A Very Bittern Morning

A calm Summer Lake Wildlife Preserve the week before duck hunting season. Check before you go!

We purchased our Escape21 travel trailer over a year ago with the intention of using it as temporary lodging when hosting public land. That opportunity has not yet been offered although we have spent over 70 nights in our rig. Recently, we took a short road trip that had us parked in Alicia’s driveway for 4 nights that provided us time to catch up in real time and a couple days on the water (Dillon Falls and Hosmer Lake). We followed that with 5 nights in the Summer Lake Wildlife preserve. That visit was particularly illuminating (not only by the full mood that cast vivid shadows as we wandered about at night) but by our opportunity to familiarize ourselves with the surroundings. Fortunately, we arrived a couple weeks before the opening of duck hunting season and strongly suggest that prospective visitors perform due diligence when planning a fall trip.
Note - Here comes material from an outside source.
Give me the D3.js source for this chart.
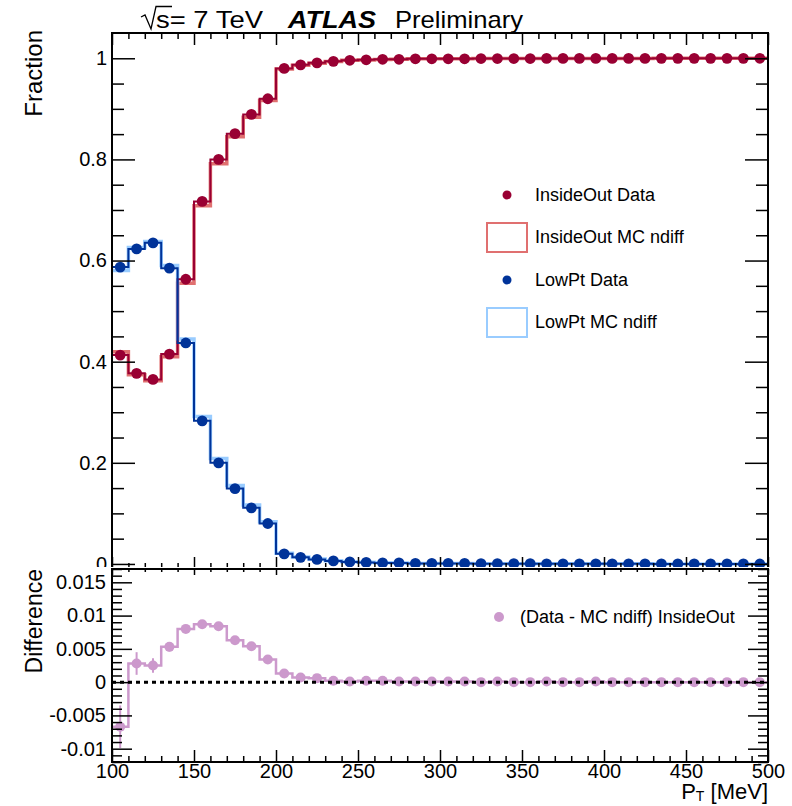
<!DOCTYPE html>
<html><head><meta charset="utf-8">
<script src="https://cdn.jsdelivr.net/npm/d3@7"></script>
<style>body{margin:0;background:#fff} svg{display:block;font-family:"Liberation Sans",Arial,sans-serif}</style>
</head><body><svg id="c" width="792" height="806"></svg>
<script>
// ---- data ----
const binLow = [100,110,120,130,140,150,160,170,180,190,200,210,220,230,240,250,260,270,280,290,
                300,310,320,330,340,350,360,370,380,390,400,410,420,430,440,450,460,470,480,490];
const binWidth = 10;
const insideOutData = [0.413,0.377,0.365,0.415,0.563,0.717,0.800,0.851,0.889,0.920,0.980,0.987,0.991,0.994,0.996,
  0.997,0.998,0.998,0.999,0.999,0.999,0.999,0.9995,0.9995,0.9995,0.9995,0.9997,0.9997,0.9997,0.9998,
  0.9998,0.9998,0.9998,0.9999,0.9999,0.9999,0.9999,0.9999,0.9999,1.0];
const insideOutMC = [0.4197,0.3742,0.3625,0.4097,0.5550,0.7083,0.7916,0.8447,0.8836,0.9166,0.9787,0.9863,0.9904,0.9938,0.9959,
  0.9968,0.9978,0.9979,0.9989,0.9989,0.9989,0.9989,0.9995,0.9994,0.9995,0.9995,0.9996,0.9997,0.9997,0.9997,
  0.9998,0.9998,0.9998,0.9999,0.9999,0.9999,0.9999,0.9999,0.9999,1.0];
const lowPtData = [0.587,0.623,0.635,0.585,0.437,0.283,0.200,0.149,0.111,0.080,0.020,0.013,0.009,0.006,0.004,
  0.003,0.002,0.002,0.001,0.001,0.001,0.001,0.0005,0.0005,0.0005,0.0005,0.0003,0.0003,0.0003,0.0002,
  0.0002,0.0002,0.0002,0.0001,0.0001,0.0001,0.0001,0.0001,0.0001,0.0];
const lowPtMC = [0.5803,0.6258,0.6375,0.5903,0.4450,0.2917,0.2084,0.1553,0.1164,0.0834,0.0213,0.0137,0.0096,0.0062,0.0041,
  0.0032,0.0022,0.0021,0.0011,0.0011,0.0011,0.0011,0.0005,0.0006,0.0005,0.0005,0.0004,0.0003,0.0003,0.0003,
  0.0002,0.0002,0.0002,0.0001,0.0001,0.0001,0.0001,0.0001,0.0001,0.0];
const diffInsideOut = [-0.0067,0.0028,0.0025,0.0053,0.0080,0.0087,0.0084,0.0063,0.0054,0.0034,0.0013,0.0007,0.0006,0.0002,0.0001,
  0.0002,0.0002,0.0001,0.0001,0.0001,0.0001,0.0001,0.0,0.0001,0.0,0.0,0.0001,0.0,0.0,0.0001,
  0.0,0.0,0.0,0.0,0.0,0.0,0.0,0.0,0.0,0.0];
const diffError = [0.0032,0.0017,0.0011,0.0007,0.0005,0.0004,0.0004,0.0003,0.0003,0.0003,0.0002,0.0002,0.0002,0.0001,0.0001,
  0.0001,0.0001,0.0001,0.0001,0.0001,0.0001,0.0001,0.0001,0.0001,0.0001,0.0001,0.0001,0.0001,0.0001,0.0001,
  0.0001,0.0001,0.0001,0.0001,0.0001,0.0001,0.0001,0.0001,0.0001,0.0001];

const topTickValues = [0,0.2,0.4,0.6,0.8,1];
const topTickLabels = ["0","0.2","0.4","0.6","0.8","1"];
const botTickValues = [-0.01,-0.005,0,0.005,0.01,0.015];
const botTickLabels = ["-0.01","-0.005","0","0.005","0.01","0.015"];
const xTickValues = [100,150,200,250,300,350,400,450,500];
const xTickLabels = ["100","150","200","250","300","350","400","450","500"];
const legendTopLabels = ["InsideOut Data","InsideOut MC ndiff","LowPt Data","LowPt MC ndiff"];
const legendBottomLabels = ["(Data - MC ndiff) InsideOut"];

// ---- styles ----
const C_IO = "#990033", C_IO_MC = "#e07070", C_LP = "#003399", C_LP_MC = "#99ccff", C_DIFF = "#cc99cc";
const FONT = '"Liberation Sans",Arial,sans-serif';
const TICKFS = 20;

const svg = d3.select("#c");
const L = 112, R = 768, T = 33, M = 569, B = 762;
const x = d3.scaleLinear([100, 500], [L, R]);
const yT = d3.scaleLinear([-0.01, 1.05], [M, T]);
const yB = d3.scaleLinear([-0.012, 0.017], [B, M]);

svg.append("rect").attr("width", 792).attr("height", 806).attr("fill", "#fff");

const defs = svg.append("defs");
defs.append("clipPath").attr("id", "clipT").append("rect").attr("x", L).attr("y", T).attr("width", R - L).attr("height", M - T);
defs.append("clipPath").attr("id", "clipB").append("rect").attr("x", L).attr("y", M).attr("width", R - L).attr("height", B - M);

function stepPts(vals) {
  const p = vals.map((v, i) => [binLow[i], v]);
  p.push([binLow[vals.length - 1] + binWidth, vals[vals.length - 1]]);
  return p;
}
const centers = binLow.map(b => b + binWidth / 2);

function styleAxis(g, fs) {
  g.select(".domain").remove();
  g.attr("font-family", FONT).attr("font-size", fs);
  g.selectAll(".tick line").attr("stroke", "#000").attr("stroke-width", 1.5);
  g.selectAll(".tick text").attr("fill", "#000");
}
function minorVals(lo, hi, step, majors) {
  const out = [];
  for (let k = Math.round(lo / step); k * step <= hi + 1e-9; k++) {
    const v = +(k * step).toFixed(6);
    if (!majors.some(m => Math.abs(m - v) < step / 10)) out.push(v);
  }
  return out;
}

// ---- top panel ----
const topG = svg.append("g");
const lineT = d3.line().x(d => x(d[0])).y(d => yT(d[1])).curve(d3.curveStepAfter);
const plotT = topG.append("g").attr("clip-path", "url(#clipT)");
plotT.append("path").attr("d", lineT(stepPts(insideOutMC))).attr("fill", "none").attr("stroke", C_IO_MC).attr("stroke-width", 3.5);
plotT.append("path").attr("d", lineT(stepPts(lowPtMC))).attr("fill", "none").attr("stroke", C_LP_MC).attr("stroke-width", 3.5);
plotT.append("path").attr("d", lineT(stepPts(insideOutData))).attr("fill", "none").attr("stroke", C_IO).attr("stroke-width", 2);
plotT.append("path").attr("d", lineT(stepPts(lowPtData))).attr("fill", "none").attr("stroke", C_LP).attr("stroke-width", 2);
plotT.selectAll("circle.io").data(insideOutData).join("circle").attr("class", "io")
  .attr("cx", (d, i) => x(centers[i])).attr("cy", d => yT(d)).attr("r", 5.4).attr("fill", C_IO);
plotT.selectAll("circle.lp").data(lowPtData).join("circle").attr("class", "lp")
  .attr("cx", (d, i) => x(centers[i])).attr("cy", d => yT(d)).attr("r", 5.4).attr("fill", C_LP);

// top axes
const yTMinor = minorVals(0, 1.0, 0.05, topTickValues);
topG.append("g").attr("transform", `translate(${L},0)`)
  .call(d3.axisLeft(yT).tickValues(topTickValues).tickSize(-23).tickPadding(5).tickFormat((d, i) => topTickLabels[i]))
  .call(g => styleAxis(g, TICKFS));
topG.append("g").attr("transform", `translate(${L},0)`)
  .call(d3.axisLeft(yT).tickValues(yTMinor).tickSize(-12).tickFormat(""))
  .call(g => styleAxis(g, TICKFS));
topG.append("g").attr("transform", `translate(${R},0)`)
  .call(d3.axisRight(yT).tickValues(topTickValues).tickSize(-23).tickFormat(""))
  .call(g => styleAxis(g, TICKFS));
topG.append("g").attr("transform", `translate(${R},0)`)
  .call(d3.axisRight(yT).tickValues(yTMinor).tickSize(-12).tickFormat(""))
  .call(g => styleAxis(g, TICKFS));
const xMinor = minorVals(100, 500, 10, xTickValues);
topG.append("g").attr("transform", `translate(0,${T})`)
  .call(d3.axisTop(x).tickValues(xTickValues).tickSize(-12).tickFormat(""))
  .call(g => styleAxis(g, TICKFS));
topG.append("g").attr("transform", `translate(0,${T})`)
  .call(d3.axisTop(x).tickValues(xMinor).tickSize(-6).tickFormat(""))
  .call(g => styleAxis(g, TICKFS));
topG.append("g").attr("transform", `translate(0,${M})`)
  .call(d3.axisBottom(x).tickValues(xTickValues).tickSize(-12).tickFormat(""))
  .call(g => styleAxis(g, TICKFS));
topG.append("g").attr("transform", `translate(0,${M})`)
  .call(d3.axisBottom(x).tickValues(xMinor).tickSize(-6).tickFormat(""))
  .call(g => styleAxis(g, TICKFS));
topG.append("rect").attr("x", L).attr("y", T).attr("width", R - L).attr("height", M - T)
  .attr("fill", "none").attr("stroke", "#000").attr("stroke-width", 2);

// top legend
const legRows = [195, 237, 280, 322];
const legSpec = [
  {type: "dot", color: C_IO}, {type: "box", color: C_IO_MC},
  {type: "dot", color: C_LP}, {type: "box", color: C_LP_MC}];
const leg = topG.append("g");
legendTopLabels.forEach((lab, i) => {
  const cy = legRows[i], s = legSpec[i];
  if (s.type === "dot") leg.append("circle").attr("cx", 507).attr("cy", cy).attr("r", 4.5).attr("fill", s.color);
  else leg.append("rect").attr("x", 487).attr("y", cy - 14).attr("width", 40).attr("height", 29)
    .attr("fill", "none").attr("stroke", s.color).attr("stroke-width", 2);
  leg.append("text").attr("x", 535).attr("y", cy).attr("dy", "0.35em").attr("font-size", 18).attr("font-family", FONT).attr("fill", "#000").text(lab);
});

// header
const hdr = svg.append("g").attr("fill", "#000").attr("font-family", FONT);
hdr.append("path").attr("d", "M141,17 L145,15 L151,29 L156,6.5 L172,6.5").attr("fill", "none").attr("stroke", "#000").attr("stroke-width", 1.3);
hdr.append("text").attr("x", 156).attr("y", 28).attr("font-size", 24).attr("textLength", 107).attr("lengthAdjust", "spacingAndGlyphs").text("s= 7 TeV");
hdr.append("text").attr("x", 288).attr("y", 28).attr("font-size", 24).attr("font-weight", "bold").attr("font-style", "italic")
  .attr("textLength", 88).attr("lengthAdjust", "spacingAndGlyphs").text("ATLAS");
hdr.append("text").attr("x", 395).attr("y", 28).attr("font-size", 24).attr("textLength", 128).attr("lengthAdjust", "spacingAndGlyphs").text("Preliminary");

// y title top
svg.append("text").attr("transform", "translate(42,30) rotate(-90)").attr("text-anchor", "end")
  .attr("font-size", 24).attr("font-family", FONT).attr("fill", "#000").text("Fraction");

// ---- bottom panel ----
svg.append("rect").attr("x", 0).attr("y", 567).attr("width", 792).attr("height", 806 - 567).attr("fill", "#fff");
const botG = svg.append("g");
const lineB = d3.line().x(d => x(d[0])).y(d => yB(d[1])).curve(d3.curveStepAfter);
const plotB = botG.append("g").attr("clip-path", "url(#clipB)");
plotB.append("path").attr("d", lineB(stepPts(diffInsideOut))).attr("fill", "none").attr("stroke", C_DIFF).attr("stroke-width", 2.5);
plotB.selectAll("line.err").data(diffInsideOut).join("line").attr("class", "err")
  .attr("x1", (d, i) => x(centers[i])).attr("x2", (d, i) => x(centers[i]))
  .attr("y1", (d, i) => yB(d - diffError[i])).attr("y2", (d, i) => yB(d + diffError[i]))
  .attr("stroke", C_DIFF).attr("stroke-width", 2);
plotB.selectAll("circle.df").data(diffInsideOut).join("circle").attr("class", "df")
  .attr("cx", (d, i) => x(centers[i])).attr("cy", d => yB(d)).attr("r", 5).attr("fill", C_DIFF);
plotB.append("line").attr("x1", x(100)).attr("x2", x(500)).attr("y1", yB(0)).attr("y2", yB(0))
  .attr("stroke", "#000").attr("stroke-width", 3).attr("stroke-dasharray", "4,4");

const yBMinor = minorVals(-0.012, 0.017, 0.001, botTickValues);
botG.append("g").attr("transform", `translate(${L},0)`)
  .call(d3.axisLeft(yB).tickValues(botTickValues).tickSize(-20).tickPadding(6).tickFormat((d, i) => botTickLabels[i]))
  .call(g => styleAxis(g, TICKFS));
botG.append("g").attr("transform", `translate(${L},0)`)
  .call(d3.axisLeft(yB).tickValues(yBMinor).tickSize(-10).tickFormat(""))
  .call(g => styleAxis(g, TICKFS));
botG.append("g").attr("transform", `translate(${R},0)`)
  .call(d3.axisRight(yB).tickValues(botTickValues).tickSize(-20).tickFormat(""))
  .call(g => styleAxis(g, TICKFS));
botG.append("g").attr("transform", `translate(${R},0)`)
  .call(d3.axisRight(yB).tickValues(yBMinor).tickSize(-10).tickFormat(""))
  .call(g => styleAxis(g, TICKFS));
botG.append("g").attr("transform", `translate(0,${M})`)
  .call(d3.axisTop(x).tickValues(xTickValues).tickSize(-6).tickFormat(""))
  .call(g => styleAxis(g, TICKFS));
botG.append("g").attr("transform", `translate(0,${M})`)
  .call(d3.axisTop(x).tickValues(xMinor).tickSize(-3).tickFormat(""))
  .call(g => styleAxis(g, TICKFS));
botG.append("g").attr("transform", `translate(0,${B})`)
  .call(d3.axisBottom(x).tickValues(xTickValues).tickSize(-12).tickPadding(2).tickFormat((d, i) => xTickLabels[i]))
  .call(g => styleAxis(g, TICKFS));
botG.append("g").attr("transform", `translate(0,${B})`)
  .call(d3.axisBottom(x).tickValues(xMinor).tickSize(-6).tickFormat(""))
  .call(g => styleAxis(g, TICKFS));
botG.append("rect").attr("x", L).attr("y", M).attr("width", R - L).attr("height", B - M)
  .attr("fill", "none").attr("stroke", "#000").attr("stroke-width", 2);

// bottom legend
botG.append("circle").attr("cx", 499).attr("cy", 617).attr("r", 5).attr("fill", C_DIFF);
botG.append("text").attr("x", 520).attr("y", 617).attr("dy", "0.35em").attr("font-size", 18).attr("font-family", FONT)
  .attr("fill", "#000").text(legendBottomLabels[0]);

// titles
svg.append("text").attr("transform", "translate(42,569) rotate(-90)").attr("text-anchor", "end")
  .attr("font-size", 23).attr("font-family", FONT).attr("fill", "#000").text("Difference");
const xt = svg.append("text").attr("x", R).attr("y", 799).attr("text-anchor", "end")
  .attr("font-size", 22).attr("font-family", FONT).attr("fill", "#000");
xt.append("tspan").text("P");
xt.append("tspan").attr("font-size", 14).attr("dy", 2).text("T");
xt.append("tspan").attr("dy", -2).text(" [MeV]");
</script></body></html>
The length of our stay validated my desire to camp in a place long enough to really get to know it. 5 days may not seem like a particularly long visit, but on two occasions we were able to share special bird species with friends who stopped by for a night each.

Walking the Dike Rd. looking for American Bitterns, Soras, and Virginia Rails. We saw them all multiple times.

The first was a Sora. From the Ana Creek Campground where we dispersed camped, we walked east about a half-mile on the dike road early one morning with the light a warm Kodachrome peach. We continued until we could see the large willow tree that’s the landmark of the next campground in he distance. On the right side of the road are reeds that are especially suited for American Bitterns. On one walk, we startled 6 birds at different times. Generally, it’s quite an event to see even ONE!

Further up the path is a more spacious lagoon featuring a water depth measuring post, and on 3 separate days we saw a pair of Soras treading lightly on the dense algae, ripping it up in search of insects. We took both our visiting friends there on consecutive days and were successful each time. An additional highlight was a Black-crowned Night-Heron partially hidden in the reeds on the far side of the pond.

A Great-horned Owl perched in a Russian Olive adjacent to the Dike Rd. Click to view a gallery of more wildlife images.

On our way back to the campground is a solitary Russian Olive tree standing sentinel alongside the dike. This tree, as well as others in the area, was in full berry mode and we observed many species of birds gorging on the fruit. From a distance we saw the unmistakable silhouette of a Great-horned Owl resting after a night of hunting. Farther up the road, Sooney spotted a Virginia Rail prowling about, probing for munchies. We saw what we think is the same bird at about the same area of the canal on a previous day, reinforcing the privilege of familiarizing ourselves with our environment.

Another interesting sighting was at the Summer Lake Lodge where Sooney was piggy-backing on their WIFI for an OLLI zoom session. On the far side of the pond were several Russian Olive trees, and a couple male Wood Ducks were flying up to berry clusters and eating them right off the tree. A couple Mallard ducks weren’t so well endowed, and managed to get their snack by flying up to the berry cluster, whacking it off, and then tumbling unceremoniously back into the pond with a splash. Although a remarkable adaptation, the style points were unanimously awarded to the Wood Duck.

The East-Cascade Audubon Society maintains the Cabin Lake Birding Blind near Fort Rock.

On our final day we opted to explore nearby hotspots, and headed out early toward Fort Rock. An easy 30-minute drive from our campsite in the Refuge, we took Hwy. 31 nearly to Silver Lake and suggest turning on Picture Lane toward Fort Rock. From there, it’s a short distance along a dusty road to the State Park. From that intersection, we continued 8.3 miles farther to the Cabin Lake Forest Service Station. Rather than park there (and walk through the deserted collection of weatherbeaten structures), we recommend continuing an additional .2 miles to the entry of some dispersed camping options. Turning left into that dirt road—and keeping left—will take you to the rear entrance of the Service Station and where the birding blinds are located.

The East Cascade Audubon Society maintains the two blinds, and they were wonderful. Water is available nearby and the birds take turns flocking to the moisture. In a relatively short time we saw a predominance of White-crowned Sparrows and all three Nuthatches (Pygmy, White and Red-breasted). Every now and then, other birds would drop by: a Clark’s Nutcracker, Red Crossbills, and both male & female White-headed Woodpeckers. Toss in a variety of other Sparrows and Chickadees and you can imagine how much fun it was. (Another birder we met said he’d seen a Williamson’s Sapsucker but we weren’t that fortunate). While checking out the road to the rear entrance, we passed a hunters campsite that we hope to use during a subsequent visit. The only issue is how to seal our trailer from the micro-fine dust that penetrated everything.